One thing she certainly doesn’t realise, or at least has no desire to respect, is the need to keep her nose out of our food when we’re having a sofa snack. Rules, boundaries and limitations? Not for Daisy if you don’t mind, and if you do mind, well they’re still not for Daisy. She’s more of a food pest than Beanie ever was, despite us never once giving her food scraps from our plates. We are slowly winning this war, but it is a struggle, and it’s not helped by the fact that she’s so cute.

I’ve never been a huge fan of Christmas, but I am looking forward to it this year with our newly restored team of two Beaglets.

CR6_7319

CR6_7297

CR6_7202

No scares for our little horrors

CR6_6983

Daisy has just gone through her first Halloween / Guy Fawkes Night combo, and she’s coped rather well. I made a point of playing recordings of firework displays when she was very young which may have helped; we’ve also been having thick low cloud cover for the last week or so and that has damped both the sound and visuals from distant fireworks.
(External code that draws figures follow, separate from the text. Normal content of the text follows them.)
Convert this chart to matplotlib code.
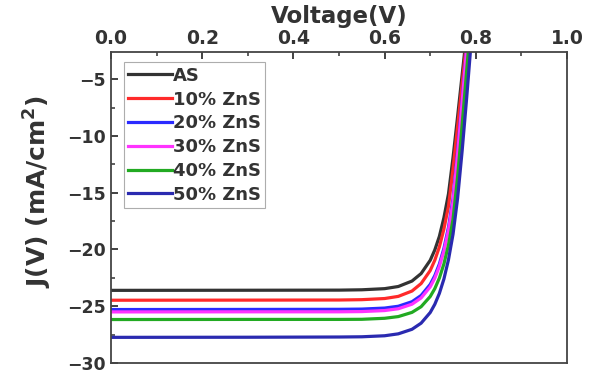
import matplotlib.pyplot as plt
from matplotlib.ticker import MultipleLocator

# J-V curves (V in volts, J in mA/cm^2)
voltage = [0.0, 0.3, 0.5, 0.55, 0.6, 0.63, 0.66, 0.68, 0.70, 0.71,
           0.72, 0.73, 0.74, 0.75, 0.76, 0.77, 0.78, 0.79]

j_as = [-23.60, -23.59, -23.58, -23.55, -23.45, -23.26, -22.78, -22.12, -20.95,
        -20.04, -18.85, -17.20, -15.10, -11.90, -8.30, -4.60, -0.90, 2.80]
j_10 = [-24.47, -24.46, -24.45, -24.42, -24.32, -24.13, -23.66, -23.00, -21.85,
        -20.95, -19.78, -18.20, -16.20, -12.90, -9.20, -5.40, -1.60, 2.20]
j_20 = [-25.29, -25.28, -25.27, -25.25, -25.16, -25.00, -24.60, -24.05, -23.07,
        -22.30, -21.28, -19.90, -18.05, -15.50, -11.30, -6.80, -2.20, 2.30]
j_30 = [-25.50, -25.49, -25.49, -25.47, -25.38, -25.22, -24.82, -24.27, -23.29,
        -22.53, -21.50, -20.14, -18.30, -15.80, -11.60, -7.00, -2.30, 2.20]
j_40 = [-26.17, -26.16, -26.16, -26.15, -26.06, -25.91, -25.54, -25.04, -24.14,
        -23.45, -22.52, -21.27, -19.60, -17.33, -13.60, -9.00, -4.20, 0.60]
j_50 = [-27.74, -27.73, -27.71, -27.69, -27.60, -27.43, -27.03, -26.49, -25.55,
        -24.83, -23.87, -22.60, -20.90, -18.65, -15.50, -11.30, -6.60, -1.60]

labels = ['AS', '10% ZnS', '20% ZnS', '30% ZnS', '40% ZnS', '50% ZnS']
colors = ['#333333', '#ff2a2a', '#2a2aff', '#ff33ff', '#22aa22', '#2a2ab0']
series = [j_as, j_10, j_20, j_30, j_40, j_50]

plt.rcParams['font.family'] = ['DejaVu Sans']
plt.rcParams['font.weight'] = 'bold'
plt.rcParams['mathtext.default'] = 'bf'

fig = plt.figure(figsize=(5.95, 3.74), dpi=100)
ax = fig.add_axes([0.1866, 0.0294, 0.7664, 0.8316])

for j, lab, c in zip(series, labels, colors):
    ax.plot(voltage, j, color=c, lw=2.3, label=lab)

ax.set_xlim(0, 1.0)
ax.set_ylim(-30, -2.6)

ax.xaxis.set_major_locator(MultipleLocator(0.2))
ax.xaxis.set_minor_locator(MultipleLocator(0.1))
ax.yaxis.set_major_locator(MultipleLocator(5))
ax.yaxis.set_minor_locator(MultipleLocator(2.5))
ax.xaxis.set_major_formatter(plt.FuncFormatter(lambda v, p: f'{v:.1f}'))

ax.tick_params(axis='x', which='both', direction='in', top=True, bottom=False,
               labeltop=True, labelbottom=False)
ax.tick_params(axis='y', which='both', direction='in', left=True, right=False)
ax.tick_params(which='major', length=5, width=1.3, color='#333333')
ax.tick_params(which='minor', length=3, width=1.1, color='#333333')
ax.tick_params(axis='x', labelsize=13.5, pad=3)
ax.tick_params(axis='y', labelsize=12.5, pad=4)
for lbl in ax.get_xticklabels() + ax.get_yticklabels():
    lbl.set_fontweight('bold')
    lbl.set_color('#333333')

for s in ax.spines.values():
    s.set_linewidth(1.3)
    s.set_color('#444444')

ax.xaxis.set_label_position('top')
ax.set_xlabel('Voltage(V)', fontsize=16.5, fontweight='bold', color='#333333', labelpad=4)
ax.set_ylabel('J(V) (mA/cm$^{2}$)', fontsize=18, fontweight='bold', color='#333333')
ax.yaxis.set_label_coords(-0.125, 0.55)

leg = ax.legend(loc='upper left', bbox_to_anchor=(0.028, 0.967),
                prop={'weight': 'bold', 'size': 13}, frameon=True, fancybox=False,
                handlelength=2.4, handletextpad=0.05, labelspacing=0.32,
                borderpad=0.25, borderaxespad=0.0)
leg.get_frame().set_edgecolor('#999999')
leg.get_frame().set_linewidth(0.8)
for t in leg.get_texts():
    t.set_color('#333333')

plt.savefig('out.png', dpi=100)
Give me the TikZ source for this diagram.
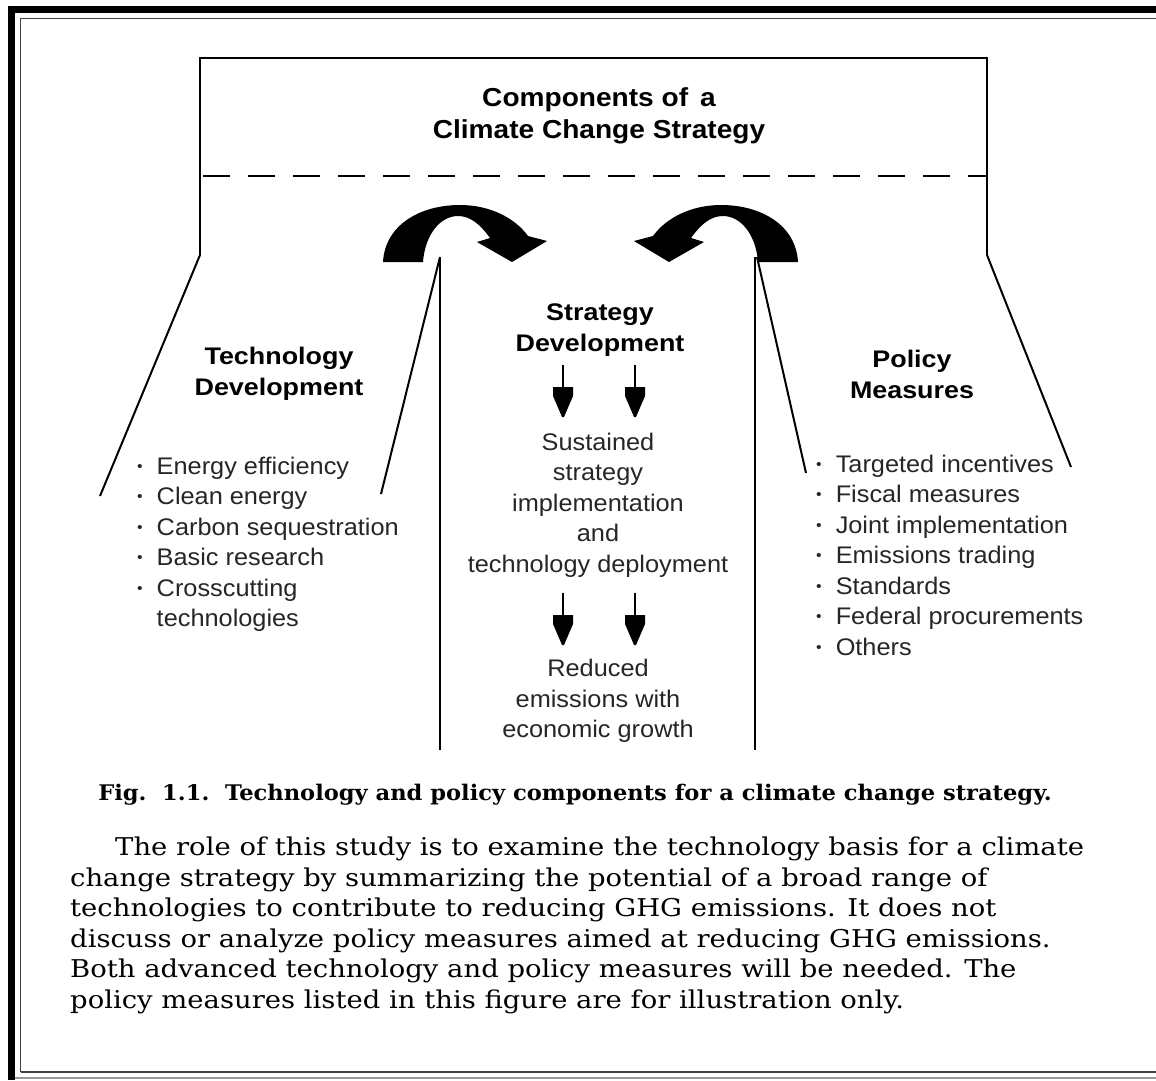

Perhaps the biggest factor that’s helped Daisy cope though, is Monkey’s completely chilled attitude to it all; a big volley of whizz-bangs kicked off while he was having a pee in the garden and he just carried on as though nothing was happening.

CR6_6990

For much of his early years Biggles was similarly bombproof, but later on Beanie’s growing fears convinced him that maybe there was something to worry about after all; it’s definitely a good thing to keep the whole team feeling calm during this annual gauntlet.

Of course there are other things that can get Beagle pulses racing at this time of year. On their Halloween teatime walk we rounded a corner and nearly bumped into two Tyrannosauri Reges (I think that’s the plural form). They were a bit shorter than the ones in the Jurassic Park movies – only around 6ft tall – and they made squeaking sounds as they walked because various bits of them seemed to be made of inflatable vinyl. Daisy also made squeaky noises as she passed them, even though she has no inflatable components. Monkey didn’t squeak but after taking a second or two to process what he was seeing, he did release a couple of wooflets. Wooflets are what comes out of Monkeys when a full howl is not required, but a bit of pressure must nevertheless be released; sort of a woof version of hiccups. The Tyrannosaurs didn’t react to the squeaks or wooflets, so nothing further came of the encounter.

There may not have been any legit scares over the last week, but there were still moments of horror. One of them happened during a particularly heavy poo drop from the Monkster. Just as he squatted, Daisy felt the need to tangle the leads, putting her lead right in the path of the falling poo bombs. I had one of those slow motion Jean Claude Van Damme “Noooooooooo!” moments as I tried to get Daisy’s lead out of the drop zone, but to no avail. I had no gloves, and no means of wiping the worst of the soiling off Daisy’s lead, so I just had to get poop on my hands until I could get the two of them home and spend some quality time at our outdoor tap with soap and a pair of old towels. Why is it that you’re absolutely guaranteed to have an itchy nose when you’ve got Monkey-poo smeared all over your fingers?

CR6_6818
I don’t know what those are Monkey, but I they’re not Tyrannosaurs because they aren’t squeaking as they walk.

CR6_6923
Whizz bangs are going off but Monkey’s only interested in that bag of peanuts Mum’s just opened.

CR6_6947
Halloween & Guy Fawkes: not a big deal if you’re a Daisy. Let’s hope it stays that way.